╭──

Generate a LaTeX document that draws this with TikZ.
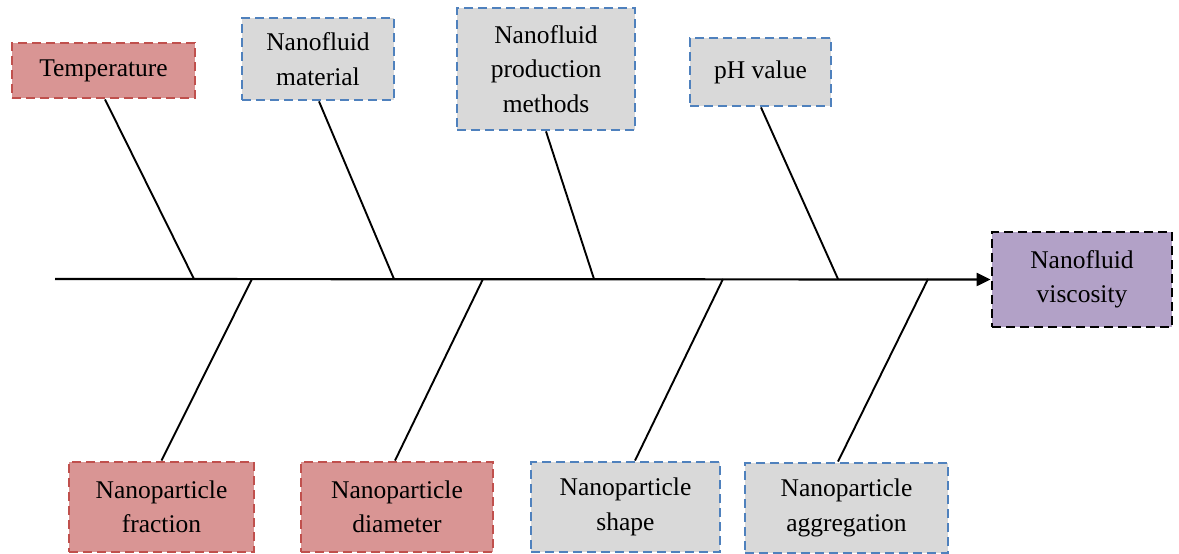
\documentclass[tikz,border=0pt]{standalone}
\usepackage{fontspec}
\setmainfont{Liberation Serif}
\usetikzlibrary{calc,arrows.meta}
\definecolor{redfill}{HTML}{D99594}
\definecolor{redline}{HTML}{C0504D}
\definecolor{grayfill}{HTML}{D9D9D9}
\definecolor{blueline}{HTML}{4F81BD}
\definecolor{purplefill}{HTML}{B2A1C7}
\begin{document}
\begin{tikzpicture}[x=1pt,y=-1pt,
  box/.style={rectangle, line width=2.8pt, dash pattern=on 9pt off 5pt, align=center,
    font=\fontsize{25.5}{34.5}\selectfont, inner sep=0pt},
  redbox/.style={box, draw=redline, fill=redfill},
  graybox/.style={box, draw=blueline, fill=grayfill},
  purplebox/.style={box, draw=black, fill=purplefill},
  rib/.style={line width=1.9pt}]
\useasboundingbox (0,0) rectangle (1179,554);
% boxes (centre positions, sizes in px)
\node[redbox, minimum width=183, minimum height=55] (temp) at (103.5,70.5) {Temperature};
\node[graybox, minimum width=152, minimum height=82] (mat) at (318,59) {Nanofluid\\material};
\node[graybox, minimum width=178, minimum height=122] (prod) at (546,69) {Nanofluid\\production\\methods};
\node[graybox, minimum width=141, minimum height=68] (ph) at (760.5,72) {pH value};
\node[purplebox, minimum width=180, minimum height=95] (visc) at (1082,279.5) {Nanofluid\\viscosity};
\node[redbox, minimum width=185, minimum height=90] (frac) at (161.5,507) {Nanoparticle\\fraction};
\node[redbox, minimum width=192, minimum height=90] (diam) at (397,507) {Nanoparticle\\diameter};
\node[graybox, minimum width=189, minimum height=90] (shape) at (625.5,507) {Nanoparticle\\shape};
\node[graybox, minimum width=203, minimum height=90] (aggr) at (846.5,508) {Nanoparticle\\aggregation};
% spine
\coordinate (tail) at (55,279);
\draw[line width=2.2pt, -{Triangle[length=14pt,width=13pt]}] (tail) -- (visc.west);
% spine points
\coordinate (t1) at (194,279);
\coordinate (t2) at (394,279);
\coordinate (t3) at (594,279);
\coordinate (t4) at (838,279);
\coordinate (b1) at (252,279);
\coordinate (b2) at (483,279);
\coordinate (b3) at (723,279);
\coordinate (b4) at (928,279);
% ribs
\draw[rib] ($(temp.south)+(1.5,0)$) -- (t1);
\draw[rib] ($(mat.south)+(1,0)$) -- (t2);
\draw[rib] (prod.south) -- (t3);
\draw[rib] ($(ph.south)+(0.5,0)$) -- (t4);
\draw[rib] (frac.north) -- (b1);
\draw[rib] ($(diam.north)+(-2,0)$) -- (b2);
\draw[rib] ($(shape.north)+(9.5,0)$) -- (b3);
\draw[rib] ($(aggr.north)+(-8.5,0)$) -- (b4);
\end{tikzpicture}
\end{document}
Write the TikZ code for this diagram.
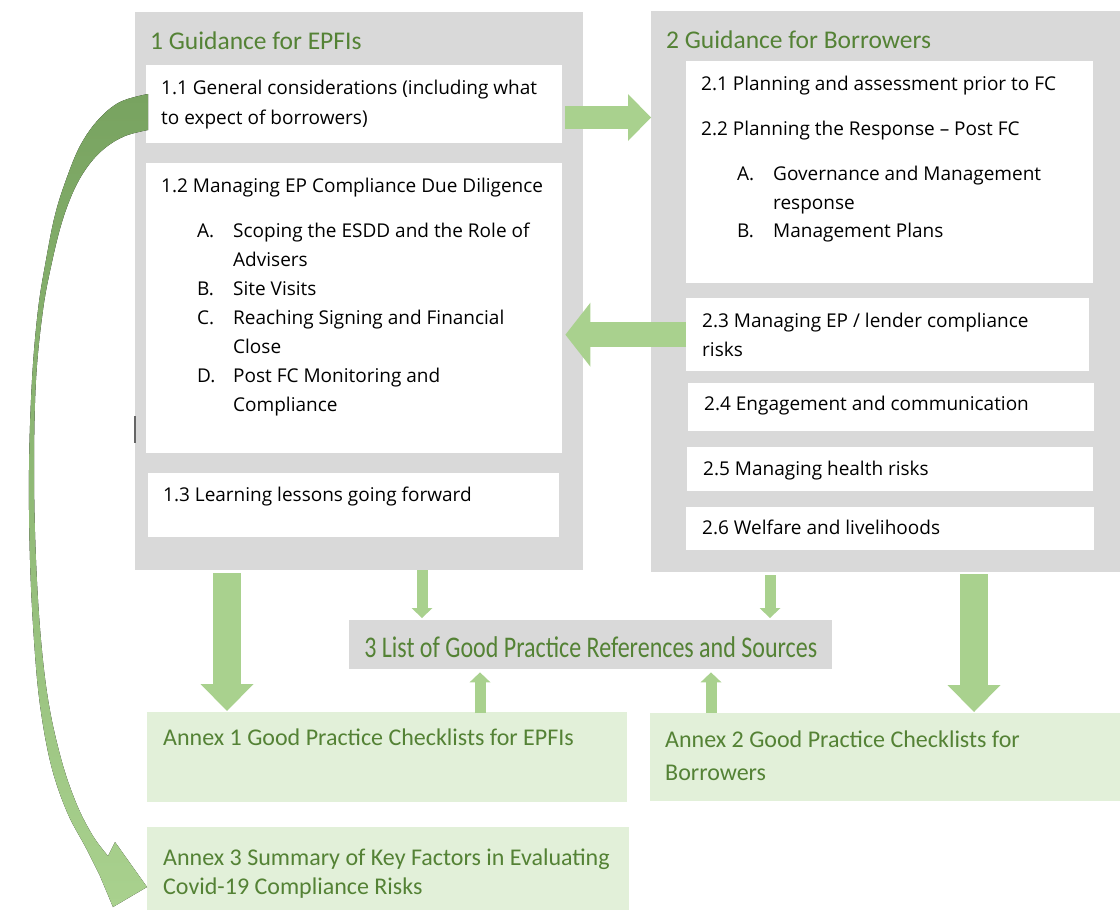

╰──

**Problem to solve**
Copy the records exactly as they appear, excluding images.

**Response for this exercise**
Generate a LaTeX document that draws this with TikZ.
\documentclass[tikz,border=0pt]{standalone}
\usepackage{fontspec}
\setmainfont{Liberation Serif}
\usetikzlibrary{calc,arrows.meta}
\definecolor{redfill}{HTML}{D99594}
\definecolor{redline}{HTML}{C0504D}
\definecolor{grayfill}{HTML}{D9D9D9}
\definecolor{blueline}{HTML}{4F81BD}
\definecolor{purplefill}{HTML}{B2A1C7}
\begin{document}
\begin{tikzpicture}[x=1pt,y=-1pt,
  box/.style={rectangle, line width=2.8pt, dash pattern=on 9pt off 5pt, align=center,
    font=\fontsize{25.5}{34.5}\selectfont, inner sep=0pt},
  redbox/.style={box, draw=redline, fill=redfill},
  graybox/.style={box, draw=blueline, fill=grayfill},
  purplebox/.style={box, draw=black, fill=purplefill},
  rib/.style={line width=1.9pt}]
\useasboundingbox (0,0) rectangle (1179,554);
% boxes (centre positions, sizes in px)
\node[redbox, minimum width=183, minimum height=55] (temp) at (103.5,70.5) {Temperature};
\node[graybox, minimum width=152, minimum height=82] (mat) at (318,59) {Nanofluid\\material};
\node[graybox, minimum width=178, minimum height=122] (prod) at (546,69) {Nanofluid\\production\\methods};
\node[graybox, minimum width=141, minimum height=68] (ph) at (760.5,72) {pH value};
\node[purplebox, minimum width=180, minimum height=95] (visc) at (1082,279.5) {Nanofluid\\viscosity};
\node[redbox, minimum width=185, minimum height=90] (frac) at (161.5,507) {Nanoparticle\\fraction};
\node[redbox, minimum width=192, minimum height=90] (diam) at (397,507) {Nanoparticle\\diameter};
\node[graybox, minimum width=189, minimum height=90] (shape) at (625.5,507) {Nanoparticle\\shape};
\node[graybox, minimum width=203, minimum height=90] (aggr) at (846.5,508) {Nanoparticle\\aggregation};
% spine
\coordinate (tail) at (55,279);
\draw[line width=2.2pt, -{Triangle[length=14pt,width=13pt]}] (tail) -- (visc.west);
% spine points
\coordinate (t1) at (194,279);
\coordinate (t2) at (394,279);
\coordinate (t3) at (594,279);
\coordinate (t4) at (838,279);
\coordinate (b1) at (252,279);
\coordinate (b2) at (483,279);
\coordinate (b3) at (723,279);
\coordinate (b4) at (928,279);
% ribs
\draw[rib] ($(temp.south)+(1.5,0)$) -- (t1);
\draw[rib] ($(mat.south)+(1,0)$) -- (t2);
\draw[rib] (prod.south) -- (t3);
\draw[rib] ($(ph.south)+(0.5,0)$) -- (t4);
\draw[rib] (frac.north) -- (b1);
\draw[rib] ($(diam.north)+(-2,0)$) -- (b2);
\draw[rib] ($(shape.north)+(9.5,0)$) -- (b3);
\draw[rib] ($(aggr.north)+(-8.5,0)$) -- (b4);
\end{tikzpicture}
\end{document}
Write the TikZ code for this diagram.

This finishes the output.